■ STATED EXERCISE ■
Output the full listing below exactly, without the pictures.

■ SUPPLIED INFORMATION ■
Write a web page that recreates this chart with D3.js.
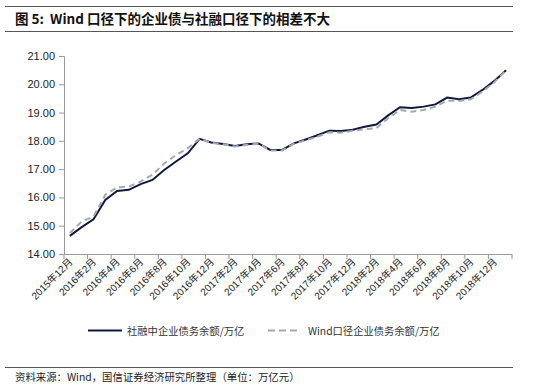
<!DOCTYPE html>
<html>
<head>
<meta charset="utf-8">
<script src="https://cdn.jsdelivr.net/npm/d3@7"></script>
<style>
  body { margin: 0; background: #fff; }
  svg { display: block; }
</style>
</head>
<body>
<svg id="chart" width="550" height="384"></svg>
<script>
// months, 2015-12 .. 2019-01
const months = [
  "2015年12月", "2016年1月", "2016年2月", "2016年3月", "2016年4月", "2016年5月",
  "2016年6月", "2016年7月", "2016年8月", "2016年9月", "2016年10月", "2016年11月",
  "2016年12月", "2017年1月", "2017年2月", "2017年3月", "2017年4月", "2017年5月",
  "2017年6月", "2017年7月", "2017年8月", "2017年9月", "2017年10月", "2017年11月",
  "2017年12月", "2018年1月", "2018年2月", "2018年3月", "2018年4月", "2018年5月",
  "2018年6月", "2018年7月", "2018年8月", "2018年9月", "2018年10月", "2018年11月",
  "2018年12月", "2019年1月"
];

// 社融中企业债务余额/万亿
const tsfBonds = [
  14.64, 14.95, 15.23, 15.91, 16.23, 16.27, 16.47, 16.62, 16.97, 17.27,
  17.56, 18.07, 17.94, 17.89, 17.82, 17.88, 17.91, 17.68, 17.68, 17.91,
  18.05, 18.20, 18.36, 18.35, 18.39, 18.50, 18.58, 18.90, 19.19, 19.16,
  19.21, 19.29, 19.53, 19.47, 19.53, 19.80, 20.12, 20.50
];

// Wind口径企业债务余额/万亿
const windBonds = [
  14.74, 15.15, 15.32, 16.09, 16.36, 16.38, 16.56, 16.80, 17.20, 17.50,
  17.74, 18.08, 17.93, 17.88, 17.80, 17.86, 17.90, 17.66, 17.66, 17.90,
  18.02, 18.15, 18.30, 18.29, 18.36, 18.41, 18.45, 18.80, 19.09, 19.03,
  19.09, 19.21, 19.42, 19.41, 19.47, 19.74, 20.07, 20.50
];

const yTicks = [14, 15, 16, 17, 18, 19, 20, 21];

const svg = d3.select("#chart");
const plotLeft = 64, plotRight = 512, plotTop = 56, plotBottom = 254;

// title bar
svg.append("line").attr("x1", 5).attr("x2", 513).attr("y1", 6.5).attr("y2", 6.5)
  .attr("stroke", "#555").attr("stroke-width", 1);
svg.append("line").attr("x1", 5).attr("x2", 513).attr("y1", 31.5).attr("y2", 31.5)
  .attr("stroke", "#555").attr("stroke-width", 1);
svg.append("text")
  .attr("x", 15).attr("y", 23.5)
  .attr("font-family", "'Noto Sans CJK SC', sans-serif")
  .attr("font-size", 13.5).attr("font-weight", "bold").attr("fill", "#111")
  .text("图 5:\u00a0 Wind 口径下的企业债与社融口径下的相差不大");

const x = d3.scaleBand().domain(months).range([plotLeft, plotRight]).padding(0);
const y = d3.scaleLinear().domain([14, 21]).range([plotBottom, plotTop]);

// y axis
const yAxis = svg.append("g")
  .attr("transform", `translate(${plotLeft},0)`)
  .call(d3.axisLeft(y).tickValues(yTicks).tickFormat(d3.format(".2f")).tickSize(5).tickPadding(4));
yAxis.select(".domain").attr("stroke", "#999");
yAxis.selectAll(".tick line").attr("stroke", "#999");
yAxis.selectAll("text")
  .attr("font-family", "'Liberation Sans', Arial, sans-serif")
  .attr("font-size", 11).attr("fill", "#222");

// x axis (ticks at band edges, every 2 months)
const xg = svg.append("g");
xg.append("line").attr("x1", plotLeft).attr("x2", plotRight)
  .attr("y1", plotBottom + 0.5).attr("y2", plotBottom + 0.5).attr("stroke", "#999");
const tickIdx = d3.range(0, months.length + 1, 2);
xg.selectAll(".xt").data(tickIdx).join("line")
  .attr("x1", i => i < months.length ? x(months[i]) : plotRight)
  .attr("x2", i => i < months.length ? x(months[i]) : plotRight)
  .attr("y1", plotBottom).attr("y2", plotBottom + 5)
  .attr("stroke", "#999");

const labelMonths = months.filter((d, i) => i % 2 === 0);
xg.selectAll(".xl").data(labelMonths).join("text")
  .attr("transform", d => `translate(${x(d) + x.bandwidth() / 2 + 1},${plotBottom + 6}) rotate(-45)`)
  .attr("text-anchor", "end")
  .attr("dy", "0.35em")
  .attr("font-family", "'Liberation Sans', 'Noto Sans CJK SC', sans-serif")
  .attr("font-size", 10).attr("fill", "#222")
  .text(d => d);

const line = d3.line()
  .x((d, i) => x(months[i]) + x.bandwidth() / 2)
  .y(d => y(d));

svg.append("path").datum(tsfBonds)
  .attr("fill", "none").attr("stroke", "#0e1a3c").attr("stroke-width", 2)
  .attr("d", line);

svg.append("path").datum(windBonds)
  .attr("fill", "none").attr("stroke", "#a3a9b1").attr("stroke-width", 2)
  .attr("stroke-dasharray", "6,4")
  .attr("d", line);

// legend
const lg = svg.append("g").attr("font-family", "'Noto Sans CJK SC', sans-serif").attr("font-size", 10.3);
lg.append("line").attr("x1", 88).attr("x2", 122).attr("y1", 330.5).attr("y2", 330.5)
  .attr("stroke", "#0e1a3c").attr("stroke-width", 2);
lg.append("text").attr("x", 127).attr("y", 334.5).attr("fill", "#333").text("社融中企业债务余额/万亿");
lg.append("line").attr("x1", 268).attr("x2", 298).attr("y1", 330.5).attr("y2", 330.5)
  .attr("stroke", "#a3a9b1").attr("stroke-width", 2).attr("stroke-dasharray", "7,4");
lg.append("text").attr("x", 308).attr("y", 334.5).attr("fill", "#333").text("Wind口径企业债务余额/万亿");

// source footer
svg.append("line").attr("x1", 5).attr("x2", 513).attr("y1", 367.5).attr("y2", 367.5)
  .attr("stroke", "#555").attr("stroke-width", 1);
svg.append("text")
  .attr("x", 15).attr("y", 381)
  .attr("font-family", "'Noto Sans CJK SC', sans-serif")
  .attr("font-size", 10.4).attr("fill", "#222")
  .text("资料来源：Wind，国信证券经济研究所整理（单位：万亿元）");
</script>
</body>
</html>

■ OUTPUT OF THE TASK ■
Write a web page that recreates this chart with D3.js.
<!DOCTYPE html>
<html>
<head>
<meta charset="utf-8">
<script src="https://cdn.jsdelivr.net/npm/d3@7"></script>
<style>
  body { margin: 0; background: #fff; }
  svg { display: block; }
</style>
</head>
<body>
<svg id="chart" width="550" height="384"></svg>
<script>
// months, 2015-12 .. 2019-01
const months = [
  "2015年12月", "2016年1月", "2016年2月", "2016年3月", "2016年4月", "2016年5月",
  "2016年6月", "2016年7月", "2016年8月", "2016年9月", "2016年10月", "2016年11月",
  "2016年12月", "2017年1月", "2017年2月", "2017年3月", "2017年4月", "2017年5月",
  "2017年6月", "2017年7月", "2017年8月", "2017年9月", "2017年10月", "2017年11月",
  "2017年12月", "2018年1月", "2018年2月", "2018年3月", "2018年4月", "2018年5月",
  "2018年6月", "2018年7月", "2018年8月", "2018年9月", "2018年10月", "2018年11月",
  "2018年12月", "2019年1月"
];

// 社融中企业债务余额/万亿
const tsfBonds = [
  14.64, 14.95, 15.23, 15.91, 16.23, 16.27, 16.47, 16.62, 16.97, 17.27,
  17.56, 18.07, 17.94, 17.89, 17.82, 17.88, 17.91, 17.68, 17.68, 17.91,
  18.05, 18.20, 18.36, 18.35, 18.39, 18.50, 18.58, 18.90, 19.19, 19.16,
  19.21, 19.29, 19.53, 19.47, 19.53, 19.80, 20.12, 20.50
];

// Wind口径企业债务余额/万亿
const windBonds = [
  14.74, 15.15, 15.32, 16.09, 16.36, 16.38, 16.56, 16.80, 17.20, 17.50,
  17.74, 18.08, 17.93, 17.88, 17.80, 17.86, 17.90, 17.66, 17.66, 17.90,
  18.02, 18.15, 18.30, 18.29, 18.36, 18.41, 18.45, 18.80, 19.09, 19.03,
  19.09, 19.21, 19.42, 19.41, 19.47, 19.74, 20.07, 20.50
];

const yTicks = [14, 15, 16, 17, 18, 19, 20, 21];

const svg = d3.select("#chart");
const plotLeft = 64, plotRight = 512, plotTop = 56, plotBottom = 254;

// title bar
svg.append("line").attr("x1", 5).attr("x2", 513).attr("y1", 6.5).attr("y2", 6.5)
  .attr("stroke", "#555").attr("stroke-width", 1);
svg.append("line").attr("x1", 5).attr("x2", 513).attr("y1", 31.5).attr("y2", 31.5)
  .attr("stroke", "#555").attr("stroke-width", 1);
svg.append("text")
  .attr("x", 15).attr("y", 23.5)
  .attr("font-family", "'Noto Sans CJK SC', sans-serif")
  .attr("font-size", 13.5).attr("font-weight", "bold").attr("fill", "#111")
  .text("图 5:\u00a0 Wind 口径下的企业债与社融口径下的相差不大");

const x = d3.scaleBand().domain(months).range([plotLeft, plotRight]).padding(0);
const y = d3.scaleLinear().domain([14, 21]).range([plotBottom, plotTop]);

// y axis
const yAxis = svg.append("g")
  .attr("transform", `translate(${plotLeft},0)`)
  .call(d3.axisLeft(y).tickValues(yTicks).tickFormat(d3.format(".2f")).tickSize(5).tickPadding(4));
yAxis.select(".domain").attr("stroke", "#999");
yAxis.selectAll(".tick line").attr("stroke", "#999");
yAxis.selectAll("text")
  .attr("font-family", "'Liberation Sans', Arial, sans-serif")
  .attr("font-size", 11).attr("fill", "#222");

// x axis (ticks at band edges, every 2 months)
const xg = svg.append("g");
xg.append("line").attr("x1", plotLeft).attr("x2", plotRight)
  .attr("y1", plotBottom + 0.5).attr("y2", plotBottom + 0.5).attr("stroke", "#999");
const tickIdx = d3.range(0, months.length + 1, 2);
xg.selectAll(".xt").data(tickIdx).join("line")
  .attr("x1", i => i < months.length ? x(months[i]) : plotRight)
  .attr("x2", i => i < months.length ? x(months[i]) : plotRight)
  .attr("y1", plotBottom).attr("y2", plotBottom + 5)
  .attr("stroke", "#999");

const labelMonths = months.filter((d, i) => i % 2 === 0);
xg.selectAll(".xl").data(labelMonths).join("text")
  .attr("transform", d => `translate(${x(d) + x.bandwidth() / 2 + 1},${plotBottom + 6}) rotate(-45)`)
  .attr("text-anchor", "end")
  .attr("dy", "0.35em")
  .attr("font-family", "'Liberation Sans', 'Noto Sans CJK SC', sans-serif")
  .attr("font-size", 10).attr("fill", "#222")
  .text(d => d);

const line = d3.line()
  .x((d, i) => x(months[i]) + x.bandwidth() / 2)
  .y(d => y(d));

svg.append("path").datum(tsfBonds)
  .attr("fill", "none").attr("stroke", "#0e1a3c").attr("stroke-width", 2)
  .attr("d", line);

svg.append("path").datum(windBonds)
  .attr("fill", "none").attr("stroke", "#a3a9b1").attr("stroke-width", 2)
  .attr("stroke-dasharray", "6,4")
  .attr("d", line);

// legend
const lg = svg.append("g").attr("font-family", "'Noto Sans CJK SC', sans-serif").attr("font-size", 10.3);
lg.append("line").attr("x1", 88).attr("x2", 122).attr("y1", 330.5).attr("y2", 330.5)
  .attr("stroke", "#0e1a3c").attr("stroke-width", 2);
lg.append("text").attr("x", 127).attr("y", 334.5).attr("fill", "#333").text("社融中企业债务余额/万亿");
lg.append("line").attr("x1", 268).attr("x2", 298).attr("y1", 330.5).attr("y2", 330.5)
  .attr("stroke", "#a3a9b1").attr("stroke-width", 2).attr("stroke-dasharray", "7,4");
lg.append("text").attr("x", 308).attr("y", 334.5).attr("fill", "#333").text("Wind口径企业债务余额/万亿");

// source footer
svg.append("line").attr("x1", 5).attr("x2", 513).attr("y1", 367.5).attr("y2", 367.5)
  .attr("stroke", "#555").attr("stroke-width", 1);
svg.append("text")
  .attr("x", 15).attr("y", 381)
  .attr("font-family", "'Noto Sans CJK SC', sans-serif")
  .attr("font-size", 10.4).attr("fill", "#222")
  .text("资料来源：Wind，国信证券经济研究所整理（单位：万亿元）");
</script>
</body>
</html>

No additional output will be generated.